To follow this gothic tale you need someone that will keep to the period while still making it feel the way it should, although I haven’t read the book at this point it seems to me that this version is faithful not only to other versions but to the source material as well, thanks in part to the great directing by Cary Fukunaga. He did a great job along with his cinematographer Adriano Goldman, whose use of natural light was great: it brought the scenes to another level because it showed the beauty in the light and the scariness in the darkness, showing us everything in its true form. What I really fell in love with was the use of candle light, which not only brought a really feel for the time period but also brought out more drama for the scenes, forcing you to look at the expressions on the faces, not just the words being said. Also nice was the use (not overuse) of steadycam or handheld, it gave me the impression that I was right there along with Jane. With Fukunaga directing and Goldman’s cinematography you really get to experience Jane’s nightmare. Although I didn’t focus on it the entire time the score for this film by Oscar winner Dario Marianelli was very good, fans of his work will not be disappointed – I enjoyed the string sections in early scenes. Like I said before, I have not read the book at this point so I am pretty oblivious to how the story goes, but even with that I can see that this is a very dark story and I can imagine that the story will plunge deeper than a movie can in 2 hours. But none the less I found the story to be extremely interesting, haunting and sad all at the same time. Although it may sound like a depressing tale, and at times it almost reaches that point but it never gets to the point of wondering why you paid to watch a depressing movie. Its just a very tragic story, but by the end and the lights come up you are far from feeling that.

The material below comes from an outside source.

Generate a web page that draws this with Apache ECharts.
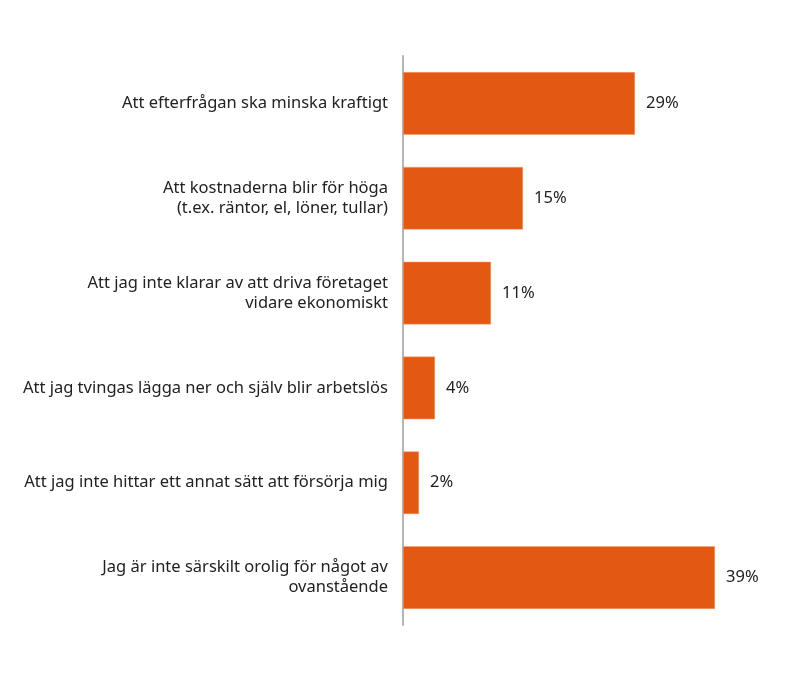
<!DOCTYPE html>
<html>
<head>
<meta charset="utf-8">
<script src="https://cdn.jsdelivr.net/npm/echarts@6/dist/echarts.min.js"></script>
<style>
  html, body { margin: 0; padding: 0; background: #fff; }
  #chart { width: 800px; height: 700px; }
</style>
</head>
<body>
<div id="chart"></div>
<script>
const categories = [
  'Att efterfrågan ska minska kraftigt',
  'Att kostnaderna blir för höga\n(t.ex. räntor, el, löner, tullar)',
  'Att jag inte klarar av att driva företaget\nvidare ekonomiskt',
  'Att jag tvingas lägga ner och själv blir arbetslös',
  'Att jag inte hittar ett annat sätt att försörja mig',
  'Jag är inte särskilt orolig för något av\novanstående'
]
const values = [29, 15, 11, 4, 2, 39]

const chart = echarts.init(document.getElementById('chart'))

const option = {
  animation: false,
  textStyle: {
    fontFamily: 'Noto Sans',
    color: '#222'
  },
  grid: {
    left: 403,
    right: 37,
    top: 56,
    bottom: 75,
    containLabel: false
  },
  xAxis: {
    type: 'value',
    min: 0,
    max: 45,
    show: false
  },
  yAxis: {
    type: 'category',
    inverse: true,
    data: categories,
    axisLine: {
      show: true,
      lineStyle: { color: '#b5b5b5', width: 2 }
    },
    axisTick: { show: false },
    axisLabel: {
      fontSize: 16.5,
      lineHeight: 20,
      color: '#222',
      margin: 15,
      align: 'right'
    }
  },
  series: [
    {
      type: 'bar',
      data: values,
      barWidth: '66%',
      itemStyle: {
        color: '#e35812',
        borderColor: '#f0a07a',
        borderWidth: 0.5
      },
      label: {
        show: true,
        position: 'right',
        distance: 11,
        fontSize: 16.5,
        color: '#222',
        formatter: p => p.value + '%'
      }
    }
  ]
}

chart.setOption(option)
</script>
</body>
</html>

But as far as performances go this was a fantastic cast to watch. Although the story mostly surrounds two characters I can’t forget some of the others. Jamie Bell, Judi Dench and Sally Hawkins all did a great job in their respected roles, although Bell and Hawkins roles were very minuscule they were still very powerful and important to the film. Hawkins shows a side I haven’t seen, with her devious and wicked performance. Jamie Bell was warm and generous but fierce when need be. While Judi Dench was kindhearted, motherly and protective of Jane’s well-being. One of the most surprising performances was that of young Jane played by Amelia Clarkson, who did a fantastic job especially for a relative newcomer. This was her first feature film and she matched the same intensity that Mia Wasikowska gave in her performance, I look forward to her future work. As for our two leads, Michael Fassbender gave a wonderful performance – he was haunting, and although at times he seemed easy to figure out but at the same time complex and mysterious. Like Jane says in the film “Everything seems unreal, you sir are the most phantom like of all.” To her this is like a dream within the nightmare she has lived in her whole life. As for Mia Wasikowska’s performance of Jane Eyre, she was superb, which is making some people say that “she delivers possibly the best portrayal of the title character ever” but seeing as I haven’t seen the other versions I can’t comment but I wouldn’t be surprised because she is a great actress and did an amazing job. Her character has gone through so much yet she never uses it as an excuse, she is strong but also very fragile at the same time. But after being with Edward nothing is the same, and not having him by her side is driving her to the brink of losing her mind, even though it seems to be a pattern for Edward. But in the case of Jane it probably is just the thought of never being with him again, because she loves him so much.
To sum up this has been an interesting ride of the gothic proportion, with outstanding performances by the entire cast. Mia Wasikowska is a great Jane and possible the best version yet. This has gotten me interested in looking back at past versions of Jane Eyre to compare it to this film and see if what all the critics are saying is true. It has also made me more excited to read the novel and fully get an idea of the story.